Monday, 12 May 2014
A Ghostly Experience
It happened years ago on a dark and wintry night in the depth of a mountainous region of Scotland. I was driving late at night after visiting some business customers up North and somehow I lost my way. It was the days before satellite navigation systems and cell-phones to help you communicate and get from one place to another. It was raining heavily with thunder and lightning brightening the skies for brief intervals and piercing the darkness of the road ahead. As usually happens in ghost stories and movies, my car eventually stopped having run out of gas. But this was for real. Not a movie script which I could put down and return to my reality sitting next to a warm fire with a hot chocolate drink in my hands. This was for real. My car stopped in the middle of nowhere on a cold rainy night with thunder and lightning for companionship. I swear I heard the howling of some wild creature in the distance.
What was I to do? I couldn't stay in the car all night and possibly freeze to death. Or be tinned food for whatever hungry creature is out there. I had no blanket in the car and I'd forgotten my overcoat at the office of the business I was visiting on behalf of my employer.
So there I was. All alone in a car with no means of communication. Cold. Hungry. Afraid. And I wanted to go to the toilet too. I should not have had that second cup of coffee they offered me. Coffee is quite diuretic, you know.
Stupidly perhaps, I decided to get out of the car and water a nearby tree. I could hold it no longer. Moments later I was back in the car totally wet and even colder than before because of the driving rain; but greatly relieved. After all, I had to do what I had to do and I could not do it from inside the car.
Now back in the car I was shivering and my teeth were chattering in tune with my racing heartbeat. My wet clothes stuck to the leather seat. My shoes and socks were soaking wet throughout. Because of the rain ... the rain ... are you paying attention? Please don't make up your own jokes at my misfortune.
Stupidly again, I decided to get out of the car and walk in any direction trying to find shelter. I locked the car and walked ahead in total darkness and driving rain, (or should I now say walking rain?). Every so often my solitude was broken by the occasional clap of thunder followed by a flash of lightning. (This was Scotland where thunder comes first because up North sound travels faster than light.
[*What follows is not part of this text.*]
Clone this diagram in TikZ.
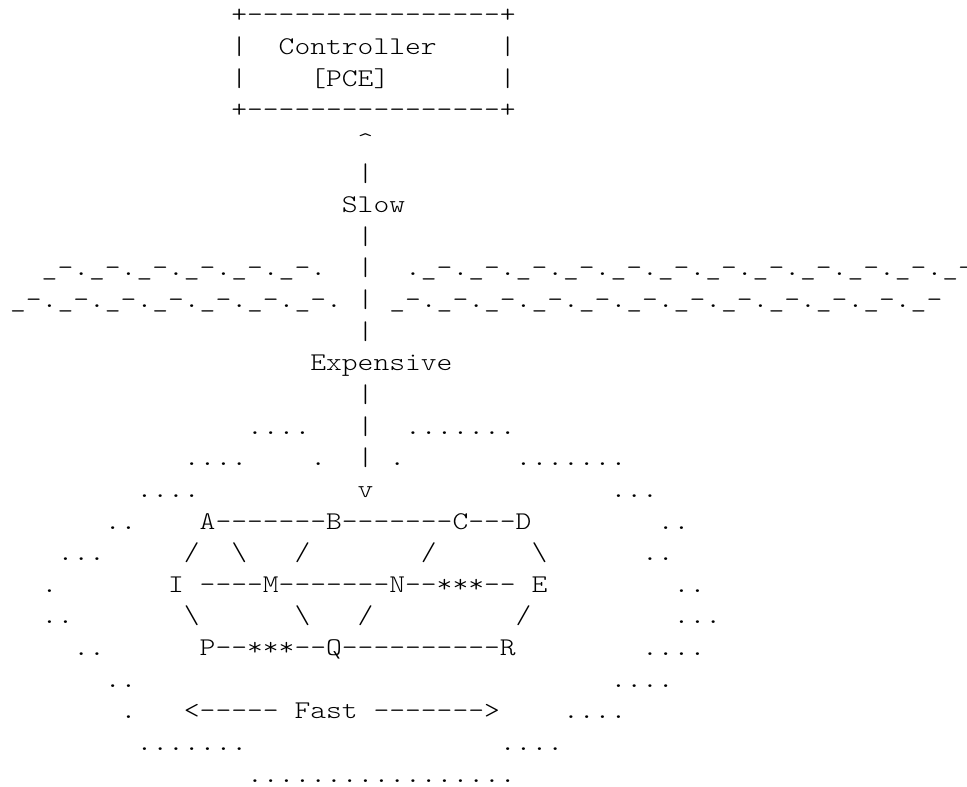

Everyone knows that!)
Anyway, after walking for about half an hour there it was. Not a castle, as you'd expect in the Highlands. But a house. Admittedly a large house; again just like you'd expect in horror movies, big and dark with overhanging trees and climbing ivy everywhere. But not a castle.
I knocked at the door ... no bell. And eventually, after what seemed an eternity an old man opened the door.
He was wearing an eye patch. What I mean, he was wearing clothes, very old clothes, and he had an eye patch on. Did you really think he was wearing nothing else but an eye patch? I wish you'd pay more attention.
"Och aye ... It’s a dreich day! Aye right." he said in his native tongue. I didn't understand a word he said, so I asked him whether I could seek shelter for the night.
"Yer're drookit!" he said, "Aye ... come in ... come in ..."
I entered a dark room lit by a couple of candles. He beckoned me to sit by a small log fire to keep warm. As I sat there still shivering he walked away towards the wall and vanished through it. My blood ran cold. A shiver, ran down my spine ... that's a new shiver, not the one I was shivering with previously. I could have said a frisson, but I was in Scotland not France. So a shiver it was ... och aye!
I could not believe my eyes. The man had actually walked through a wall. Admittedly, it was dark, I was cold and freezing wet and quite hungry, but I assure you I was not hallucinating. I did not imagine it. The man just walked towards the wall and vanished through it. The experience made me want to go to the toilet once again; and this time it had nothing to do with the coffee. I must have cried in fear a little because I felt tears running down my leg.
Moments later he returned through the wall just as he had vanished. He stood there looking at me with one eye. The other eye was covered by an eye patch, remember.
My knees were knocking together in rhythm with my heart and chattering teeth. I had butterflies in my stomach and their knees were knocking too. Even my goose bumps had goose bumps of their own.
"Are you ... are you ... a spirit?" I heard myself mumble.
"Yer mean ... be I a drop of whisky?" he muttered, "Of course not ... I be a ghost ... A ghost, laddie. I been here fer' years. Och aye! Trapped in this house of doom fer ever, laddie."
I gulped and asked "Are you the ghost of a pirate? I mean ... the eye patch ..." I continued pointing at his face.
"Och no ... laddie," he said, "this be no pirate's doing! I got this one day as I was sliding through a keyhole and someone put a key in it. Occupational hazard for us ghosts!"
I smiled and said nothing.
"Now I just walk right through walls and solid objects" he said in perfect English, "much safer what?"
I picked up a bottle of vintage whisky nearby and took a gulp to keep me warm.
They found me the next morning fast asleep with an empty bottle beside me.